We The Threefold Advocate believe that “a severe impact” is exactly what Turner needed to realize the severity of his actions.

Instead of pleading guilty, Turner plead innocent to all of his charges, forcing the Stanford victim to testify in court if she was to receive justice. Despite this ordeal, she did not receive justice.

We The Threefold Advocate believe that the Stanford victim suffered at least two wounds: One from Turner when she was physically assaulted, and another from the U.S. justice system, specifically Persky, when the consequence of her degradation was valued at only three months in prison.

We The Threefold Advocate believe that this mockery of justice should produce righteous anger. When a person survives a degrading crime, it is the job of the surrounding people to say through the justice system, “You have value. This person degraded your value. Therefore we will seriously punish this person.”

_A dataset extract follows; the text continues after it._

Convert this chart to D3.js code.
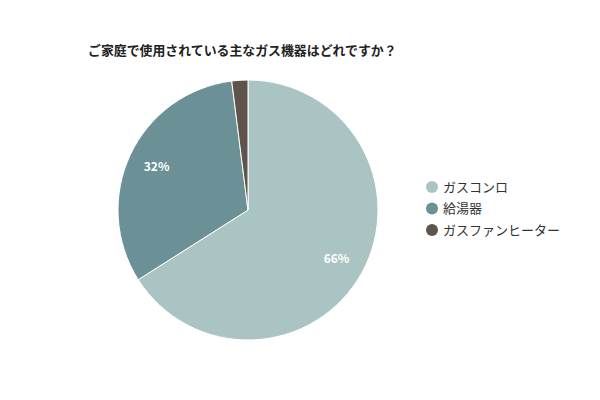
<!DOCTYPE html>
<html>
<head>
<meta charset="utf-8">
<script src="https://cdn.jsdelivr.net/npm/d3@7"></script>
<style>
  body { margin: 0; background: #fff; }
  text { font-family: "Noto Sans CJK JP", "Noto Sans", sans-serif; }
</style>
</head>
<body>
<div id="chart"></div>
<script>
var categories = ["ガスコンロ", "給湯器", "ガスファンヒーター"];
var values = [66, 32, 2];
var colors = ["#aac3c3", "#6b9095", "#5f544c"];
var title = "ご家庭で使用されている主なガス機器はどれですか？";

var width = 600, height = 400;
var cx = 248, cy = 210, radius = 130;

var svg = d3.select("#chart").append("svg")
            .attr("width", width)
            .attr("height", height);

svg.append("text")
   .attr("x", 88)
   .attr("y", 55)
   .text(title)
   .attr("fill", "#222")
   .attr("font-weight", "bold")
   .attr("font-size", "12.9px");

var data = categories.map(function (c, i) { return { name: c, value: values[i], color: colors[i] }; });

var pie = d3.pie().sort(null).value(function (d) { return d.value; });
var arc = d3.arc().innerRadius(0).outerRadius(radius);
var labelArc = d3.arc().innerRadius(101).outerRadius(101);

var g = svg.append("g").attr("transform", "translate(" + cx + "," + cy + ")");

var slices = g.selectAll("path")
              .data(pie(data))
              .enter();

slices.append("path")
      .attr("d", arc)
      .attr("fill", function (d) { return d.data.color; })
      .attr("stroke", "#fff")
      .attr("stroke-width", 1);

slices.filter(function (d) { return d.data.value >= 5; })
      .append("text")
      .attr("transform", function (d) { return "translate(" + labelArc.centroid(d) + ")"; })
      .attr("text-anchor", "middle")
      .attr("dy", "0.35em")
      .text(function (d) { return d.data.value + "%"; })
      .attr("fill", "#fff")
      .attr("font-weight", "bold")
      .attr("font-size", "12px");

var legend = svg.append("g").attr("transform", "translate(432,187)");

var item = legend.selectAll("g")
                 .data(data)
                 .enter().append("g")
                 .attr("transform", function (d, i) { return "translate(0," + (i * 21.5) + ")"; });

item.append("circle")
    .attr("r", 6)
    .attr("fill", function (d) { return d.color; });

item.append("text")
    .attr("x", 11)
    .attr("dy", "0.35em")
    .text(function (d) { return d.name; })
    .attr("fill", "#333")
    .attr("font-size", "13px");
</script>
</body>
</html>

We The Threefold Advocate believe that is exactly what the Stanford victim did not get. Instead, the U.S. justice system essentially told her, “You have little value. The way Turner degraded your value is not serious enough for us to give him a long sentence. Turner has more value than you. It is ok if you suffer, but not if he suffers.”

News reports have frequently listed Turner’s swimming times, his desire to swim in the Olympics and his previously bright future. These reports talk about Turner’s value. But when it comes to justice, he should be viewed as human with value equal to the victim. That’s it. Maintaining his potentially bright future and his privilege is not important.

Civil law is based on balance. A punishment should be equal in severity to the crime that was committed. For this reason, we The Threefold hold that three months out of six is a sad joke.

It’s a joke because the system failed at its job to grant credence to the victim and to display the consequences of a crime. It’s a joke because this case in particular has been widely publicized, the details of the case outlined and the feelings of the victim broadcasted.

It’s a sad joke because one in six women experience sexual assault through their lifetime, and because 11.2 percent of college students will experience sexual assault during their undergraduate years. Roughly eight percent of those students will be female.

We The Threefold Advocate will say what has been said but must be said again; this is rape, an evil, destructive, thieving act that carves scars into the bodies and minds of its victims. Turner committed this act against another human being, scarring her and ingraining the trial and the act into her mind for years to come.

In the victim’s own words, “When you are eighteen in this country, you can go to war. When you are nineteen, [as Brock was] you are old enough to pay the consequences for attempting to rape someone.”

We The Threefold Advocate speak against lenient cases such as this, and we do so for the sake of recognizing those survivors who have been robbed and decreasing the frequency of the crimes against them.

We The Threefold Advocate also speak to respect those persons against whom these crimes have been committed. We know the world is not as it should be, and our hearts and prayers go to you.

Finally, we The Threefold Advocate speak to the reader to understand the gravity of this matter. All the statistics were pulled from rainn.org and have been presented to communicate the frequency of rape both on college campuses and in life.